> Written request: In the entries below, repeat only the lines between those holding "Generate a Python" and "x_ticks = [1, 2, 3, 4, 5, 6, 7, 8]", inclusive. Leave pictures out.

> Record list:

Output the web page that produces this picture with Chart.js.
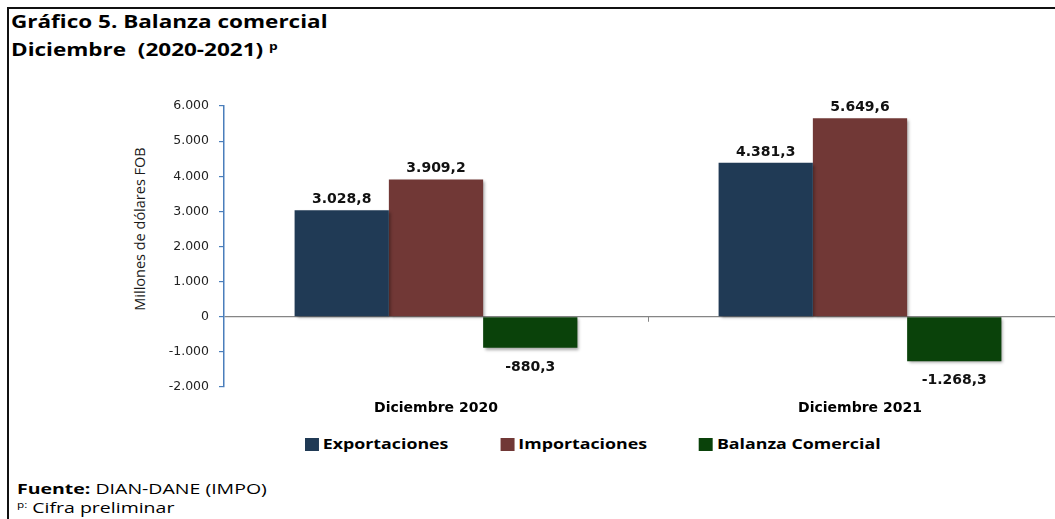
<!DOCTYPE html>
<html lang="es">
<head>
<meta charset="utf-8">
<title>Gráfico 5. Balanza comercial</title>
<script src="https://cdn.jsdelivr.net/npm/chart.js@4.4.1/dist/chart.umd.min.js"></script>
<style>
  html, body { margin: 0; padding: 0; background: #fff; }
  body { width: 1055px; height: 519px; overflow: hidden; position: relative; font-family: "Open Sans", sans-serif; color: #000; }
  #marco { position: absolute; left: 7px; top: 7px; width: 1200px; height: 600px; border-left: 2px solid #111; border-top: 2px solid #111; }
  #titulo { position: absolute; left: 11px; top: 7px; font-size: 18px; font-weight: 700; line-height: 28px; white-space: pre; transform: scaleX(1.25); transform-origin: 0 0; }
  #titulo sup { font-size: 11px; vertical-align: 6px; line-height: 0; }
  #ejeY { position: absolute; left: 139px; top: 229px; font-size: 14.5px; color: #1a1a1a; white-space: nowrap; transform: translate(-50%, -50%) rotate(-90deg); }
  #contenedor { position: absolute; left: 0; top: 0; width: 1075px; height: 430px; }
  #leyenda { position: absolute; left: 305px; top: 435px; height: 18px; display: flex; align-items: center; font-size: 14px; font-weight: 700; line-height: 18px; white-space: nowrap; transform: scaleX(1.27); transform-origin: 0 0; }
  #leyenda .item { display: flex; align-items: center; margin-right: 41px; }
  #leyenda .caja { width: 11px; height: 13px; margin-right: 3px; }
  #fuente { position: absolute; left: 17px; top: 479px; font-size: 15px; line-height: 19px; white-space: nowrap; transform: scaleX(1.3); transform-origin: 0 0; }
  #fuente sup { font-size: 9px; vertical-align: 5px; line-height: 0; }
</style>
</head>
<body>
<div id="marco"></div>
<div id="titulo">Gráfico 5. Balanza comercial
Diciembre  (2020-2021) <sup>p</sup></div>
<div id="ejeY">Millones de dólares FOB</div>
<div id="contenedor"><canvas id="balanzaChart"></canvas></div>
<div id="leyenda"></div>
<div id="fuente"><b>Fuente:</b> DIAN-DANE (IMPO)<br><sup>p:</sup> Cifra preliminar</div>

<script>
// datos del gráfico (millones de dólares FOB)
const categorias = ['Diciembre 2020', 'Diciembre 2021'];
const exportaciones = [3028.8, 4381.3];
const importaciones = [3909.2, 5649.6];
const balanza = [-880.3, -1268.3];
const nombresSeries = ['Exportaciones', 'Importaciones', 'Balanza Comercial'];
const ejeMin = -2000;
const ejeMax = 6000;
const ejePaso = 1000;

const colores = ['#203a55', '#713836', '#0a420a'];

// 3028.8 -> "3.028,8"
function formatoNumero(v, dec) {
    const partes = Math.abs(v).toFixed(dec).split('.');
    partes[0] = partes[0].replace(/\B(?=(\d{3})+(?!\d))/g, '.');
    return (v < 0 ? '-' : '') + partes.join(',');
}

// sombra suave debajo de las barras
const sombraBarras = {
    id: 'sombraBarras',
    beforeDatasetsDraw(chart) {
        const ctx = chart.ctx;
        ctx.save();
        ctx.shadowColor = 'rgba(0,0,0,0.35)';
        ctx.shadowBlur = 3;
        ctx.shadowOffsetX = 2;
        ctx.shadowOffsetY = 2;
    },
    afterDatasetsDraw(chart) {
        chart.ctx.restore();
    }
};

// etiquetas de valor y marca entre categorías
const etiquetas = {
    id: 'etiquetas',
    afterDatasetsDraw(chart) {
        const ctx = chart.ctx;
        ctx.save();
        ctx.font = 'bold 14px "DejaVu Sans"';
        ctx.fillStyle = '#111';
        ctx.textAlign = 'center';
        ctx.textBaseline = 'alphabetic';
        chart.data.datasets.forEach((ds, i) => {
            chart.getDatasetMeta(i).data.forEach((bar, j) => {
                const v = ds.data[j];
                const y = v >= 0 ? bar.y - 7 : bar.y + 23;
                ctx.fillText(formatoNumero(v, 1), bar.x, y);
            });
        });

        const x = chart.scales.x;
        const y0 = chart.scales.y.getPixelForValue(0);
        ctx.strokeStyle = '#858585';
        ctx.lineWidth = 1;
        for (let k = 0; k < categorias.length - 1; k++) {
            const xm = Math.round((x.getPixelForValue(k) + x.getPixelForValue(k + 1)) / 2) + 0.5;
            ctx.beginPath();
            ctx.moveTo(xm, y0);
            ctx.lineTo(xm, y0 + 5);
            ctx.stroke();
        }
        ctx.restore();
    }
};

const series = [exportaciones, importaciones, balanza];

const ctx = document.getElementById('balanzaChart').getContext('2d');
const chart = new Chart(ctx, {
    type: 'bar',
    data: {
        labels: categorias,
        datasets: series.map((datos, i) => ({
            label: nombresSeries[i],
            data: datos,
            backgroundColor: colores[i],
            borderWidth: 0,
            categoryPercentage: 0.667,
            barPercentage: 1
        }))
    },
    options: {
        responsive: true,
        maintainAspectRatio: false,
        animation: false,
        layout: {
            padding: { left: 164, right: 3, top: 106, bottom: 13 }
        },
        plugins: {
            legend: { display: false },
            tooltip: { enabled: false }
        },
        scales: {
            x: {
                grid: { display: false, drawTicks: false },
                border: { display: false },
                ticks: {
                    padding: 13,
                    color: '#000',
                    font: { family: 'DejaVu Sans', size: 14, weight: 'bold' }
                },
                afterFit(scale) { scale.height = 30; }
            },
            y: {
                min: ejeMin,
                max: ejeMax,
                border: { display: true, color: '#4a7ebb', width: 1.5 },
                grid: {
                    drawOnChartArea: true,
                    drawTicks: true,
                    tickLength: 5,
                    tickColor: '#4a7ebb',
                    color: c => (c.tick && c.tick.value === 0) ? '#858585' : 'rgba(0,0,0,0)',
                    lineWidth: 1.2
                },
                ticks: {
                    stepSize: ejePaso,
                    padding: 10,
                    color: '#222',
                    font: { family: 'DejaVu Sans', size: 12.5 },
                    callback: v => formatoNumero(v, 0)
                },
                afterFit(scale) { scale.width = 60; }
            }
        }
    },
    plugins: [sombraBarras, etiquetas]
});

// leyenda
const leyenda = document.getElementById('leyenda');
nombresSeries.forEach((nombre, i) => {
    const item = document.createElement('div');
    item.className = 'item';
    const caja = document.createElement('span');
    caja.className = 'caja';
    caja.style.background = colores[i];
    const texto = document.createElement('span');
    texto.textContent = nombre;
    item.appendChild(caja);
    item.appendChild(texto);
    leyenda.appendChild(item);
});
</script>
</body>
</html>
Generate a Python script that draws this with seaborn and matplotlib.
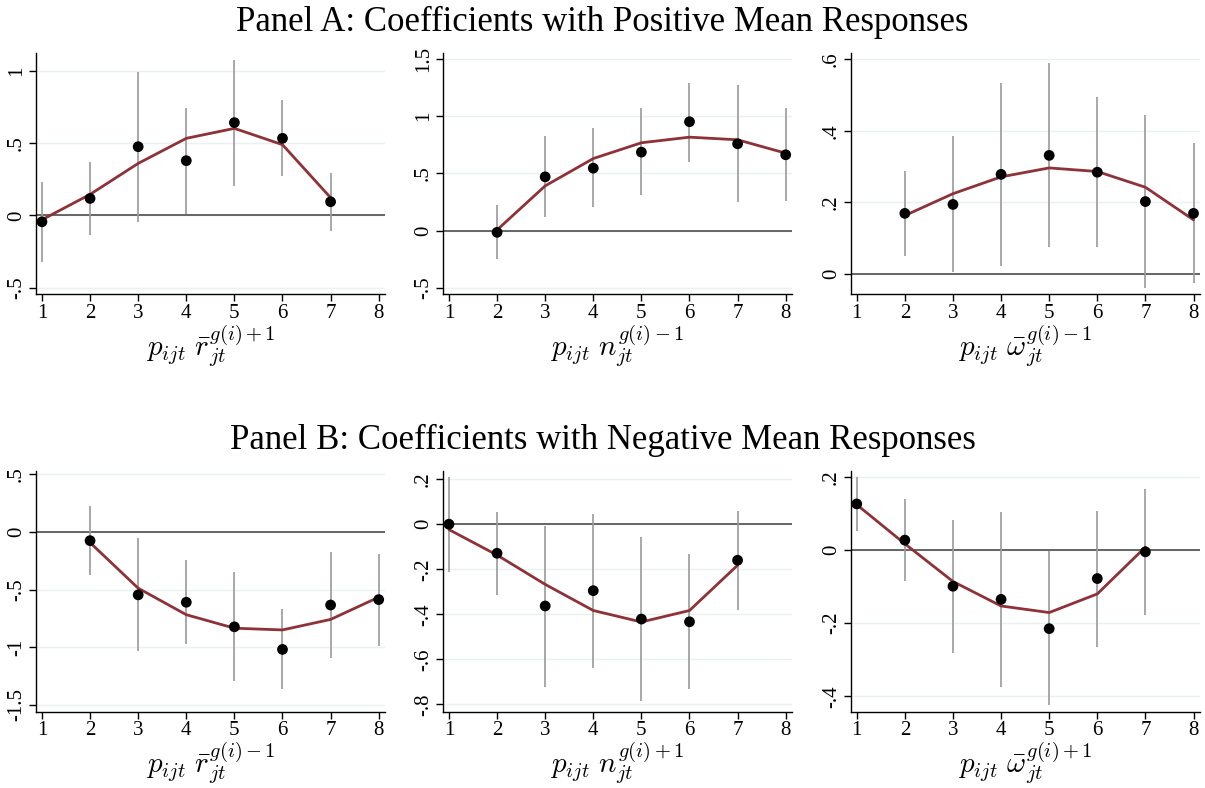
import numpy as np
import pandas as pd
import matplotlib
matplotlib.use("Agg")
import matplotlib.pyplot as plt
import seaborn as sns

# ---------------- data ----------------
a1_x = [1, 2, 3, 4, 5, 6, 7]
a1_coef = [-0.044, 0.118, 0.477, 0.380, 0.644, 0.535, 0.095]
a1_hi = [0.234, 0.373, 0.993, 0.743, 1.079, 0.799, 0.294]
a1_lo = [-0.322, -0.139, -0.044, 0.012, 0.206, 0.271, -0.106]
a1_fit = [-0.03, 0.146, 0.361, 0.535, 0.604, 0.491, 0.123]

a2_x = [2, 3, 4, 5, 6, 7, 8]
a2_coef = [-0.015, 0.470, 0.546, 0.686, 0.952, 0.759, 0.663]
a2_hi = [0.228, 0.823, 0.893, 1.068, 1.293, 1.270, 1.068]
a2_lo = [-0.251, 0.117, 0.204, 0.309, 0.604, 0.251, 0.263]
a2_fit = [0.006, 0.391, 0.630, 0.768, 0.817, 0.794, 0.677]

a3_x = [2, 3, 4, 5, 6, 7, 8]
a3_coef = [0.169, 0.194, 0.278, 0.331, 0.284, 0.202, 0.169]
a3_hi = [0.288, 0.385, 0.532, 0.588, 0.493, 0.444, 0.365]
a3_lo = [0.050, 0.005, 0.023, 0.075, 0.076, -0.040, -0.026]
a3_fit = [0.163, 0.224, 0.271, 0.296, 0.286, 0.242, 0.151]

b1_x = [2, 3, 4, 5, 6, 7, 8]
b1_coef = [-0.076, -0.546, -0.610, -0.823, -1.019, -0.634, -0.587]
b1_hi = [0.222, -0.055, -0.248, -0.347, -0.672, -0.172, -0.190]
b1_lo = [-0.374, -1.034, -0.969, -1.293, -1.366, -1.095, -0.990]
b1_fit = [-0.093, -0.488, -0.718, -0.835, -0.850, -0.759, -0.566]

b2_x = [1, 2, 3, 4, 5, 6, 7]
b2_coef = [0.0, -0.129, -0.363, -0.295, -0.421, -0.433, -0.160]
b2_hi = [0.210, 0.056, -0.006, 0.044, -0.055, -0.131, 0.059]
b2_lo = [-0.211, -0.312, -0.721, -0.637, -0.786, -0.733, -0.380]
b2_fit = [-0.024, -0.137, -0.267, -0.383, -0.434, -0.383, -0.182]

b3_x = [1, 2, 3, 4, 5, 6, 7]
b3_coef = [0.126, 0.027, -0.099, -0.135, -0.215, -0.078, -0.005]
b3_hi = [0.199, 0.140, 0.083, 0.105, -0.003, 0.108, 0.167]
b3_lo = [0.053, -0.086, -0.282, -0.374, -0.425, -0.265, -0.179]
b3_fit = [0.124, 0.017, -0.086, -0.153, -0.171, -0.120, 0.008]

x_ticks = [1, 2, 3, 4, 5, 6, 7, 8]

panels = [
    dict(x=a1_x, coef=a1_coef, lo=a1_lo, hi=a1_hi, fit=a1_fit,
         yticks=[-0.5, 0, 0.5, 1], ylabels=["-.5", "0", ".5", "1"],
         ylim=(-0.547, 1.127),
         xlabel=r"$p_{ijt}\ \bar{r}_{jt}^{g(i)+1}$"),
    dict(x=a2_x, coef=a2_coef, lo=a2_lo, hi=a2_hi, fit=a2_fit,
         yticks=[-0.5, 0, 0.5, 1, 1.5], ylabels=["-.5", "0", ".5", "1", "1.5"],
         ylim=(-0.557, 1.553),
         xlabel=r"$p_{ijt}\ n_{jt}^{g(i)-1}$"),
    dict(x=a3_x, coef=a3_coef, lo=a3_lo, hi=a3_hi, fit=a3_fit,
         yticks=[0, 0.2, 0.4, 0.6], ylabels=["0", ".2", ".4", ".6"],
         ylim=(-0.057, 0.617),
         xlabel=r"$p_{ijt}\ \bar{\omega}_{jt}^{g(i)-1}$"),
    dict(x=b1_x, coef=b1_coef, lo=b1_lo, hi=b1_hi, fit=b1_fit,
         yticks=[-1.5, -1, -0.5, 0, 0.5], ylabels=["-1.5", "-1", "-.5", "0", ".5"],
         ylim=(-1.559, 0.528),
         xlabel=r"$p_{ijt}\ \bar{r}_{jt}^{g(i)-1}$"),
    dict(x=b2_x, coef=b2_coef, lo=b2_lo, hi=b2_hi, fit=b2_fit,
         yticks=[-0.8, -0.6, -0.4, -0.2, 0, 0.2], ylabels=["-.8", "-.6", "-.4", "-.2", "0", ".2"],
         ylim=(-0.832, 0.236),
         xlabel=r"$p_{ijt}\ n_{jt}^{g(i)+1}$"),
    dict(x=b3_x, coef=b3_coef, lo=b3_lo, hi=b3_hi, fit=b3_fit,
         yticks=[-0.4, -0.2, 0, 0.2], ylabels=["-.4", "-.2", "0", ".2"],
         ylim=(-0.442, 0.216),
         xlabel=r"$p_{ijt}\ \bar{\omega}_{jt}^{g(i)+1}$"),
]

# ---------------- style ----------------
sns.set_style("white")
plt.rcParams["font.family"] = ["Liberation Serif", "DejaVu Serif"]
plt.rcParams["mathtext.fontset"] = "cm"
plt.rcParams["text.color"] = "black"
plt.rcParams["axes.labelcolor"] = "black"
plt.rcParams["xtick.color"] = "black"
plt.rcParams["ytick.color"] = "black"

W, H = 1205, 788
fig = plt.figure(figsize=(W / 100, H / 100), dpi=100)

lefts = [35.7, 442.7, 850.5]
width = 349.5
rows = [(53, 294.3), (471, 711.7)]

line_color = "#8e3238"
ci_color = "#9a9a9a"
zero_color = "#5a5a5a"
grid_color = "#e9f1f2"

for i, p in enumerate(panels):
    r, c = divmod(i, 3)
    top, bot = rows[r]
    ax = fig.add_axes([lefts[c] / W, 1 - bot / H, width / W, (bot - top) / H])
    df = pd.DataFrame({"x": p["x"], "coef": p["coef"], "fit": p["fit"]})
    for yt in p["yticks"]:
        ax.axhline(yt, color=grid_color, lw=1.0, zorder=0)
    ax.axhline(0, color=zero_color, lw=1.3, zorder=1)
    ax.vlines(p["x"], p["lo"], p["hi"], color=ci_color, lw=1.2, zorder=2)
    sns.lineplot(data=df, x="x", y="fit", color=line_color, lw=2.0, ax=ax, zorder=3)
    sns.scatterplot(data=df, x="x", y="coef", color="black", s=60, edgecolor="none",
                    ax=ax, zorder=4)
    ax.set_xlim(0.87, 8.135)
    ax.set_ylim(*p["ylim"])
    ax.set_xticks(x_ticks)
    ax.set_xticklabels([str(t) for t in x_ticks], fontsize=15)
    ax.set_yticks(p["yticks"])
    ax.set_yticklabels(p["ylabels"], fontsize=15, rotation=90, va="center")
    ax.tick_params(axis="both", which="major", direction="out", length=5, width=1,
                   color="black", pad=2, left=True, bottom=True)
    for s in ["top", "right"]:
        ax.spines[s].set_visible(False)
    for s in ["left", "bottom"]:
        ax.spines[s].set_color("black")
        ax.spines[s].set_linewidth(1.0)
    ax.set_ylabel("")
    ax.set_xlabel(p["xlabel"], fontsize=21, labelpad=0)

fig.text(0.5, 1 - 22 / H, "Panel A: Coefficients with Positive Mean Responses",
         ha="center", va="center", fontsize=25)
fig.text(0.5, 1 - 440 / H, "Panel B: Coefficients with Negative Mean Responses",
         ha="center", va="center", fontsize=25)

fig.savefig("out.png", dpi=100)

> Finished exercise:
Generate a Python script that draws this with seaborn and matplotlib.
import numpy as np
import pandas as pd
import matplotlib
matplotlib.use("Agg")
import matplotlib.pyplot as plt
import seaborn as sns

# ---------------- data ----------------
a1_x = [1, 2, 3, 4, 5, 6, 7]
a1_coef = [-0.044, 0.118, 0.477, 0.380, 0.644, 0.535, 0.095]
a1_hi = [0.234, 0.373, 0.993, 0.743, 1.079, 0.799, 0.294]
a1_lo = [-0.322, -0.139, -0.044, 0.012, 0.206, 0.271, -0.106]
a1_fit = [-0.03, 0.146, 0.361, 0.535, 0.604, 0.491, 0.123]

a2_x = [2, 3, 4, 5, 6, 7, 8]
a2_coef = [-0.015, 0.470, 0.546, 0.686, 0.952, 0.759, 0.663]
a2_hi = [0.228, 0.823, 0.893, 1.068, 1.293, 1.270, 1.068]
a2_lo = [-0.251, 0.117, 0.204, 0.309, 0.604, 0.251, 0.263]
a2_fit = [0.006, 0.391, 0.630, 0.768, 0.817, 0.794, 0.677]

a3_x = [2, 3, 4, 5, 6, 7, 8]
a3_coef = [0.169, 0.194, 0.278, 0.331, 0.284, 0.202, 0.169]
a3_hi = [0.288, 0.385, 0.532, 0.588, 0.493, 0.444, 0.365]
a3_lo = [0.050, 0.005, 0.023, 0.075, 0.076, -0.040, -0.026]
a3_fit = [0.163, 0.224, 0.271, 0.296, 0.286, 0.242, 0.151]

b1_x = [2, 3, 4, 5, 6, 7, 8]
b1_coef = [-0.076, -0.546, -0.610, -0.823, -1.019, -0.634, -0.587]
b1_hi = [0.222, -0.055, -0.248, -0.347, -0.672, -0.172, -0.190]
b1_lo = [-0.374, -1.034, -0.969, -1.293, -1.366, -1.095, -0.990]
b1_fit = [-0.093, -0.488, -0.718, -0.835, -0.850, -0.759, -0.566]

b2_x = [1, 2, 3, 4, 5, 6, 7]
b2_coef = [0.0, -0.129, -0.363, -0.295, -0.421, -0.433, -0.160]
b2_hi = [0.210, 0.056, -0.006, 0.044, -0.055, -0.131, 0.059]
b2_lo = [-0.211, -0.312, -0.721, -0.637, -0.786, -0.733, -0.380]
b2_fit = [-0.024, -0.137, -0.267, -0.383, -0.434, -0.383, -0.182]

b3_x = [1, 2, 3, 4, 5, 6, 7]
b3_coef = [0.126, 0.027, -0.099, -0.135, -0.215, -0.078, -0.005]
b3_hi = [0.199, 0.140, 0.083, 0.105, -0.003, 0.108, 0.167]
b3_lo = [0.053, -0.086, -0.282, -0.374, -0.425, -0.265, -0.179]
b3_fit = [0.124, 0.017, -0.086, -0.153, -0.171, -0.120, 0.008]

x_ticks = [1, 2, 3, 4, 5, 6, 7, 8]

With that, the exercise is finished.